O transtorno do momento é o de déficit de atenção e de hiperatividade. Num mundo digital, onde as crianças já viram celebridades na internet, desde que saem da barriga da mãe e são fotografadas diariamente, logo em seguida, ganham o seu primeiro celular, é inevitável que o sistema nervoso acelere. O inconveniente da agitação é tratado com remédio, e os Estados Unidos são campeões na produção e consumo da Ritalina, o medicamento indicado para estes casos – são 38 toneladas produzidas e 34 consumidas.
Diz o psiquiatra Allen Frances : “o TDHA ocorre em 3% das crianças, mas é diagnosticado em 11% e, ridiculamente, em 20% dos adolescentes homens. Nós estamos fazendo um vasto e descontrolado experimento em nossas crianças, banhando seus cérebros imaturos com produtos químicos fortes sem saber seus efeitos de longo prazo”.
Morrendo à míngua
No Brasil, o Ministério da Saúde considera que 3% da população apresentam transtornos mentais severos e persistentes, mas de 9 a 12% – ou seja, até 15% da população -, em todas as faixas etárias apresentam transtornos mentais leves e necessitam de cuidados eventuais. Também registra a dependência de álcool entre os 12 e 65 anos em 9 a 11% da população.
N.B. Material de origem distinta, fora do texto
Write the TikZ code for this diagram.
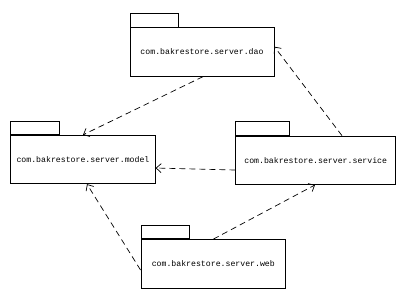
\documentclass[tikz,border=0pt]{standalone}
\usepackage{fontspec}
\setmonofont{Liberation Mono}
\usetikzlibrary{arrows.meta}
\begin{document}
\begin{tikzpicture}[x=1pt,y=-1pt,
  pkg/.style={draw,line width=0.8pt,minimum height=48.5pt,inner sep=0pt,font=\ttfamily\fontsize{8.2}{9}\selectfont},
  tabbox/.style={draw,line width=0.8pt,minimum height=13.5pt,inner sep=0pt,anchor=south west},
  dep/.style={draw,line width=0.7pt,dash pattern=on 6pt off 4pt,-{Straight Barb[length=5pt,width=9pt,line width=0.7pt]}}]
\useasboundingbox (0,0) rectangle (408,300);
\fill[white] (0,0) rectangle (408,300);
% dao
\node[pkg,minimum width=144pt] (dao) at (202,52) {com.bakrestore.server.dao};
\node[tabbox,minimum width=48pt] (daotab) at (dao.north west) {};
% model
\node[pkg,minimum width=144.5pt] (model) at (83,159.5) {com.bakrestore.server.model};
\node[tabbox,minimum width=48.5pt] (modeltab) at (model.north west) {};
% service
\node[pkg,minimum width=160pt] (service) at (315.7,160.3) {com.bakrestore.server.service};
\node[tabbox,minimum width=53.5pt] (servicetab) at (service.north west) {};
% web
\node[pkg,minimum width=144.7pt] (web) at (213.3,263.8) {com.bakrestore.server.web};
\node[tabbox,minimum width=48.3pt] (webtab) at (web.north west) {};
% dependencies
\draw[dep] ([xshift=1pt]dao.south) -- ([xshift=0pt]model.north);
\draw[dep] ([xshift=26.3pt]service.north) -- ([yshift=5.3pt]dao.east);
\draw[dep] ([yshift=-9.7pt]service.west) -- ([yshift=-8.5pt]model.east);
\draw[dep] ([yshift=-6.2pt]web.west) -- ([xshift=4pt]model.south);
\draw[dep] ([xshift=0pt]web.north) -- ([xshift=-0.7pt]service.south);
\end{tikzpicture}
\end{document}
No momento em que os burocratas da diplomacia mundial começam a reunião preparatória para a próxima Conferência do Clima em Lima – a COP ocorrerá em 2015 na capital da França – é fundamental ter em conta o seguinte: a população mundial tem problemas gravíssimos no seu cotidiano, como consequência do sistema econômico, que só aumenta a concentração de renda na mão de uma elite cada vez menor, e deixa a grande maioria numa corrida sórdida por sobrevivência. E, no dia a dia, vai perdendo a batalha econômica, para uma elite que não quer saber se as condições de vida no Planeta estão piorando, o que significa que vai piorar ainda mais a vida de milhões de pessoas. Muito antes dos governantes se dignarem a traçar metas de mudanças no sistema econômico, onde somente o poder financeiro comanda, ou muito mais difícil, definirem metas de redução de consumo de petróleo, que significa reduzir frotas de veículos e mudar os sistemas de transporte no mundo – além é claro de acabar com o poder das petrolíferas e as ligações do mercado com a elite árabe – milhões de trabalhadores continuarão morrendo à míngua, doentes, enlouquecidos, e pior, se considerando culpados.